Saturday, January 06, 2007

History



Quickly here with three silent penultimate panels:

Between Friends by Sandra Bell-Lundy
Nancy by Guy and Brad Gilchrist
Prickly City by Scott Stantis

GoComics reprints old Calvin and Hobbes daily. This month, they re-set and started from the beginning. So here we get to see Bill Watterson's first Calvin and Hobbes SPP ever.

Friday, January 05, 2007

Trollope


Two for this Friday:

Bo-Nanas by John Kovaleski
Piranha Club by Bud Grace

In Thursday's Prickly City, I mistook the squiggly rectangle thing in the scribbly girl's hands for a book, and mis-read "trollop" as "Trollope."

For a day there, I thought Scott Stantis was making a clever literary reference and a statement about how our culture forces children to read maudlin 19th century fiction too early in life.

But, oh well:

That rectangle thing is a doll, and Stantis is just using our grandmothers' word for slut.

Thursday, January 04, 2007

Echoes


Two silent penultimate panels for this Thursday:

The Born Loser by Chip Sansom
Garfield by Paws, Inc.

The SPP in the Born Loser is actually necessary.

There is no better way to do a sassy echo gag. But really, is there that much of a distinction between a well-executed and a poorly-executed sassy echo gag?



Is this another fat joke? Or is this just another incomprehensible gag spat out by the Joke-a-tron 2000 while it was defragmenting.

Wednesday, January 03, 2007

Peanuts




Three more today:

Candorville by Darrin Bell
Momma by Mel Lazarus
Peanuts (1960 reprint) by Charles Schulz

That's two in a row from beyond the grave for Charles Schulz. If my calculations are correct, there won't be another one until January 27. I won't always admit it, but I first discovered the SPP phenomenon reading the early volumes of the Complete Peanuts.
Having to use exactly four identically sized panels every day forced Schulz to come up with ways to stretch out gags that might not necessarily need those four panels. His SPP usage seems to have peaked around 1957-1958. After that, it tapers off. Consciously or not, Schulz may have realized that he was repeating the same rhythm a little too often.

Tuesday, January 02, 2007

Building codes


Three silent penultimate panels today:

Get Fuzzy by Darby Conley
9 Chickweed Lane by Brooke McEldowney
Peanuts (1960 reprint) by Charles Schulz

and two gags about building codes:

Monday, January 01, 2007

Happy new year



Two silent penultimate panels found this first day of the year.

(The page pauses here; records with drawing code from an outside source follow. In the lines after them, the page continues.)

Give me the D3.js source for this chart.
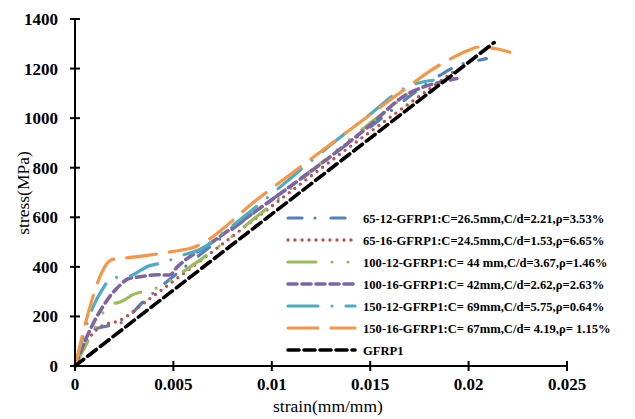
<!DOCTYPE html>
<html><head><meta charset="utf-8">
<script src="https://cdn.jsdelivr.net/npm/d3@7"></script>
<style>body{margin:0;background:#fff}svg{display:block}</style>
</head><body>
<svg id="chart" width="635" height="419"></svg>
<script>
// ---- data ----
const xTicks = [0, 0.005, 0.01, 0.015, 0.02, 0.025];
const xTickLabels = ["0", "0.005", "0.01", "0.015", "0.02", "0.025"];
const yTicks = [0, 200, 400, 600, 800, 1000, 1200, 1400];
const seriesNames = [
  "65-12-GFRP1:C=26.5mm,C/d=2.21,\u03c1=3.53%",
  "65-16-GFRP1:C=24.5mm,C/d=1.53,\u03c1=6.65%",
  "100-12-GFRP1:C= 44 mm,C/d=3.67,\u03c1=1.46%",
  "100-16-GFRP1:C= 42mm,C/d=2.62,\u03c1=2.63%",
  "150-12-GFRP1:C= 69mm,C/d=5.75,\u03c1=0.64%",
  "150-16-GFRP1:C= 67mm,C/d= 4.19,\u03c1= 1.15%",
  "GFRP1"
];
const s65_12 = [[0,0],[0.0009,145],[0.0014,157],[0.0024,177],[0.0034,254],[0.0057,407],[0.015,964],[0.0183,1161],[0.0188,1185],[0.0195,1215],[0.0202,1228],[0.0209,1240]];
const s65_16 = [[0,0],[0.00076,117],[0.00127,157],[0.0023,185],[0.0037,266],[0.015,945],[0.0192,1185]];
const s100_12 = [[0,0],[0.001,153],[0.0014,213],[0.0019,250],[0.0023,258],[0.003,290],[0.0037,304],[0.0045,327],[0.0051,359],[0.0062,419],[0.015,980],[0.0176,1140]];
const s100_16 = [[0,0],[0.00076,145],[0.0014,238],[0.0023,327],[0.0027,352],[0.0033,360],[0.0042,368],[0.0048,367],[0.0052,400],[0.0069,496],[0.015,972],[0.0168,1093],[0.0173,1113],[0.019,1153],[0.0194,1160]];
const s150_12 = [[0,0],[0.0009,235],[0.0014,310],[0.0019,358],[0.0025,357],[0.0038,405],[0.0046,420],[0.0052,440],[0.0065,476],[0.0077,548],[0.0148,1004],[0.017,1131],[0.0176,1145],[0.0182,1153]];
const s150_16 = [[0,0],[0.0019,430],[0.0027,437],[0.0048,460],[0.006,478],[0.0094,681],[0.0169,1125],[0.0181,1194],[0.0187,1222],[0.02,1274],[0.0205,1287],[0.0214,1280],[0.0221,1266]];
const sGFRP1 = [[0,0],[0.0213,1305]];

const seriesData = [s65_12, s65_16, s100_12, s100_16, s150_12, s150_16, sGFRP1];
const colors = ["#4F81BD","#C0504D","#9BBB59","#8064A2","#4BACC6","#F79646","#000000"];
const dashes = ["14,13,0,16","0,7","28,16,0,16,0,16","9,5","30,14,0,14","30,13","11,5"];
const widths = [3.2,3.4,3.2,3.6,3.2,3.2,3.6];

// ---- layout ----
const svg = d3.select("#chart");
const x = d3.scaleLinear().domain([0, 0.025]).range([75, 567]);
const y = d3.scaleLinear().domain([0, 1400]).range([366, 19]);

// series
const line = d3.line().x(d => x(d[0])).y(d => y(d[1])).curve(d3.curveMonotoneX);
seriesData.forEach((s, i) => {
  svg.append("path").attr("d", line(s)).attr("fill", "none")
    .attr("stroke", colors[i]).attr("stroke-width", widths[i])
    .attr("stroke-dasharray", dashes[i]).attr("stroke-linecap", "round");
});

// axes
const ax = svg.append("g").attr("stroke", "#000").attr("stroke-width", 2);
ax.append("line").attr("x1", x(0)).attr("x2", x(0.025)).attr("y1", y(0)).attr("y2", y(0));
ax.append("line").attr("x1", x(0)).attr("x2", x(0)).attr("y1", y(0)).attr("y2", y(1400));
xTicks.forEach(t => ax.append("line").attr("x1", x(t)).attr("x2", x(t)).attr("y1", y(0) - 5).attr("y2", y(0) + 5));
yTicks.forEach(t => ax.append("line").attr("x1", x(0) - 5).attr("x2", x(0) + 5).attr("y1", y(t)).attr("y2", y(t)));

const font = "'Liberation Serif','Times New Roman',serif";
xTicks.forEach((t, i) => svg.append("text").attr("x", x(t)).attr("y", 390)
  .attr("text-anchor", "middle").attr("font-family", font).attr("font-weight", "bold")
  .attr("font-size", 17).text(xTickLabels[i]));
yTicks.forEach(t => svg.append("text").attr("x", 58).attr("y", y(t) + 6)
  .attr("text-anchor", "end").attr("font-family", font).attr("font-weight", "bold")
  .attr("font-size", 17).text(t));

svg.append("text").attr("x", 328).attr("y", 412).attr("text-anchor", "middle")
  .attr("font-family", font).attr("font-size", 17.5).text("strain(mm/mm)");
svg.append("text").attr("transform", "translate(29,193) rotate(-90)").attr("text-anchor", "middle")
  .attr("font-family", font).attr("font-size", 17.5).text("stress(MPa)");

// legend
const lg = svg.append("g");
seriesNames.forEach((n, i) => {
  const yy = 218 + i * 22;
  lg.append("line").attr("x1", 288).attr("x2", 355).attr("y1", yy).attr("y2", yy)
    .attr("stroke", colors[i]).attr("stroke-width", widths[i])
    .attr("stroke-dasharray", dashes[i]).attr("stroke-linecap", "round");
  lg.append("text").attr("x", 363).attr("y", yy + 4.5).attr("font-family", font)
    .attr("font-weight", "bold").attr("font-size", 12.6).text(n);
});
</script>
</body></html>
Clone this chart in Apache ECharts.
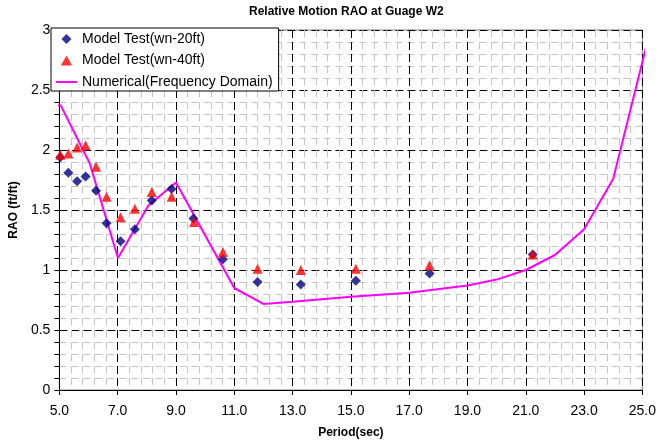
<!DOCTYPE html>
<html><head><meta charset="utf-8">
<script src="https://cdn.jsdelivr.net/npm/echarts@6/dist/echarts.min.js"></script>
<style>html,body{margin:0;padding:0;background:#fff}#c{width:659px;height:446px}</style>
</head><body><div id="c"></div>
<script>
// Model Test (wn-20ft)
const periods20 = [5.03, 5.31, 5.61, 5.90, 6.26, 6.62, 7.10, 7.59, 8.17, 8.85, 9.60, 10.61, 11.80, 13.28, 15.17, 17.70, 21.24];
const rao20     = [1.94, 1.81, 1.74, 1.78, 1.66, 1.39, 1.24, 1.34, 1.58, 1.675, 1.43, 1.09, 0.90, 0.88, 0.91, 0.97, 1.13];
// Model Test (wn-40ft)
const periods40 = [5.03, 5.31, 5.61, 5.90, 6.26, 6.62, 7.10, 7.59, 8.17, 8.85, 9.62, 10.61, 11.80, 13.28, 15.17, 17.70, 21.24];
const rao40     = [1.96, 1.97, 2.02, 2.04, 1.86, 1.61, 1.44, 1.51, 1.65, 1.61, 1.40, 1.15, 1.01, 1.00, 1.01, 1.04, 1.13];
// Numerical (Frequency Domain)
const numPeriods = [4.92, 5.05, 6.04, 7.01, 8.06, 9.00, 11.00, 12.00, 13.00, 15.00, 17.00, 19.00, 20.00, 21.00, 22.00, 23.00, 24.00, 25.15];
const numRao     = [2.37, 2.37, 1.89, 1.10, 1.54, 1.73, 0.85, 0.717, 0.736, 0.778, 0.81, 0.87, 0.92, 1.00, 1.125, 1.34, 1.76, 2.88];

const seriesNames = ['Model Test(wn-20ft)', 'Model Test(wn-40ft)', 'Numerical(Frequency Domain)'];
const titleText = 'Relative Motion RAO at Guage W2';
const xName = 'Period(sec)';
const yName = 'RAO (ft/ft)';

const zip = (a, b) => a.map((v, i) => [v, b[i]]);
const FONT = '"Liberation Sans", Arial, sans-serif';

const chart = echarts.init(document.getElementById('c'), null, {renderer: 'canvas'});
chart.setOption({
  animation: false,
  backgroundColor: '#fff',
  title: {
    text: titleText, left: 249, top: 6, padding: 0,
    textStyle: {fontFamily: FONT, fontSize: 12, fontWeight: 'bold', color: '#000'}
  },
  grid: {left: 52.5, right: 12, top: 30, bottom: 56, show: true, borderColor: '#808080', borderWidth: 1, backgroundColor: 'transparent'},
  legend: {
    data: [
      {name: seriesNames[0], icon: 'path://M5,0L10,5L5,10L0,5Z'},
      {name: seriesNames[1], icon: 'path://M5,0L10,9L0,9Z'},
      {name: seriesNames[2], icon: 'path://M0,0L22,0L22,2L0,2Z'}
    ],
    symbolKeepAspect: true,
    orient: 'vertical', left: 51, top: 28,
    padding: [3, 6, 1, 5], itemGap: 5.5, itemWidth: 21, itemHeight: 10,
    backgroundColor: '#fff', borderColor: '#000', borderWidth: 1, borderRadius: 0,
    textStyle: {fontFamily: FONT, fontSize: 14, color: '#000', lineHeight: 16}
  },
  xAxis: {
    type: 'value', min: 5, max: 25, interval: 2,
    name: xName, nameLocation: 'middle', nameGap: 37,
    nameTextStyle: {fontFamily: FONT, fontSize: 12, fontWeight: 'bold', color: '#000'},
    axisLine: {show: true, onZero: false, lineStyle: {color: '#000', width: 1}},
    axisTick: {show: true, length: 5, lineStyle: {color: '#000'}},
    minorTick: {show: false, splitNumber: 5},
    axisLabel: {margin: 14, fontFamily: FONT, fontSize: 14, color: '#000', formatter: v => v.toFixed(1)},
    splitLine: {show: true, lineStyle: {color: '#000', width: 1, type: [8, 4]}},
    minorSplitLine: {show: true, lineStyle: {color: '#c4c4c4', width: 1, type: [7, 5]}}
  },
  yAxis: {
    type: 'value', min: 0, max: 3, interval: 0.5,
    name: yName, nameLocation: 'middle', nameGap: 34,
    nameTextStyle: {fontFamily: FONT, fontSize: 12, fontWeight: 'bold', color: '#000'},
    axisLine: {show: true, onZero: false, lineStyle: {color: '#000', width: 1}},
    axisTick: {show: true, length: 5, lineStyle: {color: '#000'}},
    minorTick: {show: true, splitNumber: 5, length: 5, lineStyle: {color: '#000'}},
    axisLabel: {margin: 9, fontFamily: FONT, fontSize: 14, color: '#000'},
    splitLine: {show: true, lineStyle: {color: '#000', width: 1, type: [8, 4]}},
    minorSplitLine: {show: true, lineStyle: {color: '#c4c4c4', width: 1, type: [7, 5]}}
  },
  series: [
    {
      name: seriesNames[2], type: 'line', data: zip(numPeriods, numRao),
      symbol: 'none', clip: false, z: 2,
      lineStyle: {color: '#FF00FF', width: 2}, itemStyle: {color: '#FF00FF'}
    },
    {
      name: seriesNames[0], type: 'scatter', data: zip(periods20, rao20),
      symbol: 'diamond', symbolSize: 10, z: 3,
      itemStyle: {color: '#000080'}
    },
    {
      name: seriesNames[1], type: 'scatter', data: zip(periods40, rao40),
      symbol: 'triangle', symbolSize: 10, z: 4,
      itemStyle: {color: '#FF0000'}
    }
  ]
});
</script></body></html>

Pooch Cafe by Paul Gilligan
Sherman's Lagoon by Jim Toomey

And with what did the L.A. Times replace Foxtrot? Tundra by Chad Carpenter. It looks to be your standard YAWSP cartoon. (Yet Another Wacky Single Panel.) I'm totally unfamiliar with it; for now I'll just have to wait and see.

Sunday, December 31, 2006

The Scarlet Arrow



And we wrap up 2006 with four silent penultimate panels:

Hagar the Horrible by Chris Brown
Luann by Greg Evans
Sally Forth by Francesco Marciuliano and Craig Macintosh
Brewster Rockit: Space Guy by Tim Rickard

Brewster Rockit uses an extra-extended silent-double.



Sally Forth's may be a silent penultimate panel or a silent antepenultimate panel.


The two full column panels suggest that the last four panels should be read top to bottom. Further, Ted's tie and torso leads the reader's eye straight to the borderless silent panel. But traditional comic strip rhythm (and normal left-to-right reading habits) says that the silent panel should be penultimate. Either way, the gag reads the same, further demonstrating the uselessness of the silent reaction.

Back in the day, comic book editors would fix these sort of confusing lay outs with a "scarlet arrow" --giant pointers or numbers telling the reader exactly how to read it. It was also meant to embarrass the artist. Considering how they used to be treated, editors must likely also withheld a meal and removed one more link from the chain between the artist's wrist and his desk.